Last updated Nov 29, 2025
economymarkets
For calendar year 2024, the U.S. economy and markets will experience a "bumpy landing" rather than a smooth soft landing: volatility and economic/tightening shocks will undermine the late-2023 stock market rally and prevent a straight-line, low-volatility continuation upward.
Yeah, my prediction for the year was bumpy landing. I thought soft landing was a little too optimistic, and I also thought that this big stock market rally that we had in November December was too much, too soon.View on YouTube
Explanation

Evidence from both macro data and market behavior shows 2024 looked more like a classic soft (or even no) landing with an unusually smooth equity rally, rather than the “bumpy landing” with destabilizing shocks that Sacks predicted.

On the macro side, multiple retrospectives describe 2024 as a successful U.S. soft landing: U.S. GDP grew about 2.8% in 2024 while inflation fell to roughly 2.9% by December and unemployment hovered near 4.1%, with no recession and only modest labor-market cooling. A Le Monde survey of global growth explicitly characterizes the U.S. outcome in 2024 as a soft landing under these conditions. (lemonde.fr) Mid‑year and late‑year assessments from forecasters such as S&P Global and ICIS similarly emphasized continued positive growth around 2.4–2.5% with easing inflation and no recession, i.e., a soft/no‑landing scenario rather than a volatile downturn. (spglobal.com)
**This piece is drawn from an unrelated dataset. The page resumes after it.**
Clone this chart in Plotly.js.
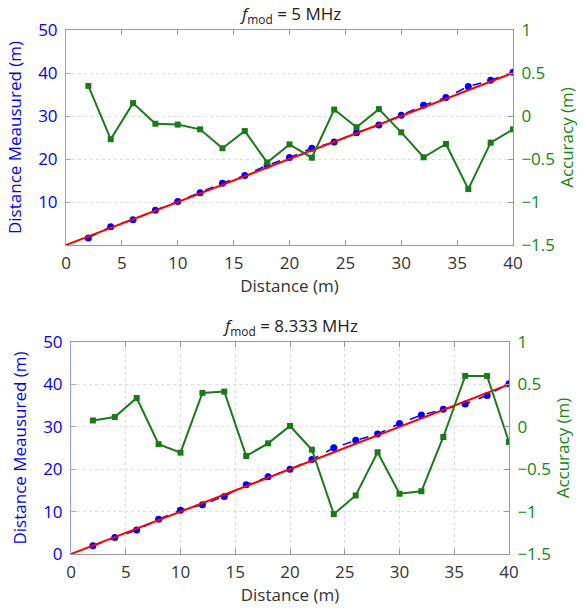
<!DOCTYPE html>
<html>
<head>
<meta charset="utf-8">
<script src="https://cdn.plot.ly/plotly-3.0.1.min.js"></script>
<style>html,body{margin:0;padding:0;background:#fff;}#chart{width:584px;height:611px;}</style>
</head>
<body>
<div id="chart"></div>
<script>
// Shared
const distance = [2,4,6,8,10,12,14,16,18,20,22,24,26,28,30,32,34,36,38,40];
const idealX = [0, 40];
const idealY = [0, 40];

// f_mod = 5 MHz
const measured5 = [1.65,4.27,5.85,8.09,10.10,12.16,14.38,16.17,18.54,20.33,22.49,23.93,26.13,27.92,30.19,32.48,34.33,36.85,38.31,40.16];
const accuracy5 = [0.35,-0.27,0.15,-0.09,-0.10,-0.155,-0.375,-0.175,-0.54,-0.33,-0.485,0.075,-0.13,0.08,-0.19,-0.48,-0.325,-0.85,-0.31,-0.155];

// f_mod = 8.333 MHz
const measured8 = [1.93,3.88,5.66,8.21,10.31,11.60,13.59,16.34,18.20,19.99,22.27,25.03,26.81,28.30,30.79,32.76,34.12,35.40,37.40,40.18];
const accuracy8 = [0.075,0.115,0.34,-0.205,-0.305,0.40,0.415,-0.345,-0.195,0.01,-0.27,-1.03,-0.81,-0.30,-0.79,-0.76,-0.12,0.60,0.60,-0.18];

const xTicks = [0,5,10,15,20,25,30,35,40];
const leftTicksTop = [10,20,30,40,50];
const leftTicksBottom = [0,10,20,30,40,50];
const rightTicks = [-1.5,-1,-0.5,0,0.5,1];
const rightTickText = ['−1.5','−1','−0.5','0','0.5','1'];

const BLUE = '#0000ff', GREEN = '#1a7a1a', GREENTXT = '#118811', RED = '#ff0000';
const FONT = 'Open Sans, DejaVu Sans, sans-serif';
const FS = 17;

function traces(measured, accuracy, xa, ya, ya2) {
  return [
    {x: distance, y: measured, xaxis: xa, yaxis: ya, type: 'scatter', mode: 'lines+markers',
     line: {color: BLUE, width: 1.5, dash: 'dash'}, marker: {color: BLUE, size: 7, symbol: 'circle'}},
    {x: idealX, y: idealY, xaxis: xa, yaxis: ya, type: 'scatter', mode: 'lines',
     line: {color: RED, width: 2}},
    {x: distance, y: accuracy, xaxis: xa, yaxis: ya2, type: 'scatter', mode: 'lines+markers',
     line: {color: GREEN, width: 2}, marker: {color: GREEN, size: 6, symbol: 'square'}}
  ];
}

const data = [].concat(
  traces(measured5, accuracy5, 'x', 'y', 'y2'),
  traces(measured8, accuracy8, 'x2', 'y3', 'y4')
);

function xaxis(domain, anchor, grid) {
  return {domain: domain, anchor: anchor, range: [0, 40], tickvals: xTicks,
    showline: true, linecolor: '#999', linewidth: 1, mirror: 'ticks',
    ticks: 'inside', ticklen: 5, tickcolor: '#999', ticklabelstandoff: 3,
    showgrid: grid, gridcolor: '#dadada', griddash: 'dot', zeroline: false,
    tickfont: {family: FONT, size: FS, color: '#333'},
    title: {text: 'Distance (m)', font: {family: FONT, size: FS, color: '#333'}, standoff: 2}};
}
function yleft(domain, anchor, tv) {
  return {domain: domain, anchor: anchor, range: [0, 50], tickvals: tv,
    showline: true, linecolor: '#9999ff', linewidth: 1,
    ticks: 'inside', ticklen: 5, tickcolor: '#aaa', ticklabelstandoff: 4,
    showgrid: true, gridcolor: '#dedede', griddash: 'dot', zeroline: false,
    tickfont: {family: FONT, size: FS, color: BLUE},
    title: {text: 'Distance Meausured (m)', font: {family: FONT, size: FS, color: BLUE}, standoff: 12}};
}
function yright(overlay, anchor) {
  return {overlaying: overlay, anchor: anchor, side: 'right', range: [-1.5, 1],
    tickvals: rightTicks, ticktext: rightTickText,
    showline: true, linecolor: '#999', linewidth: 1,
    ticks: 'inside', ticklen: 5, tickcolor: '#999', ticklabelstandoff: 4,
    showgrid: false, zeroline: false,
    tickfont: {family: FONT, size: FS, color: GREENTXT},
    title: {text: 'Accuracy (m)', font: {family: FONT, size: FS, color: GREENTXT}, standoff: 6}};
}

const layout = {
  width: 584, height: 611,
  margin: {l: 0, r: 0, t: 0, b: 0},
  paper_bgcolor: '#fff', plot_bgcolor: '#fff',
  showlegend: false,
  xaxis: xaxis([66/584, 513/584], 'y', false),
  yaxis: yleft([1-245/611, 1-30/611], 'x', leftTicksTop),
  yaxis2: yright('y', 'x'),
  xaxis2: xaxis([71/584, 509/584], 'y3', true),
  yaxis3: yleft([1-554/611, 1-342/611], 'x2', leftTicksBottom),
  yaxis4: yright('y3', 'x2'),
  annotations: [
    {text: '<i>f</i><sub>mod</sub> = 5 MHz', xref: 'paper', yref: 'paper', x: 290/584, y: 1-14/611,
     xanchor: 'center', yanchor: 'middle', showarrow: false, font: {family: FONT, size: FS, color: '#222'}},
    {text: '<i>f</i><sub>mod</sub> = 8.333 MHz', xref: 'paper', yref: 'paper', x: 290/584, y: 1-326/611,
     xanchor: 'center', yanchor: 'middle', showarrow: false, font: {family: FONT, size: FS, color: '#222'}}
  ]
};

Plotly.newPlot('chart', data, layout, {displayModeBar: false, staticPlot: true});
</script>
</body>
</html>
Equity markets also did not behave as Sacks’s “bumpy” scenario implied. The S&P 500 delivered roughly 23–25% total returns in 2024, marking a second straight year of strong double‑digit gains. Cboe data show the index finished 2024 up 23.31%, while the FT calculates about 24.5% total return for the year. (cboe.com) At the same time, realized volatility was historically low: Bloomberg reports that the VIX averaged about 15.5 in 2024—its lowest annual average since 2019—even as the S&P 500 hit 51 all‑time highs, underscoring a steady, low‑volatility advance rather than a rally “undermined” by shocks. (news.bloomberglaw.com)

Because 2024 delivered (1) continued growth without recession, widely labeled a soft landing, and (2) a strong, relatively low‑volatility continuation of the late‑2023 equity rally, Sacks’s call for a distinctly “bumpy landing” that would derail or sharply destabilize that rally did not come to pass.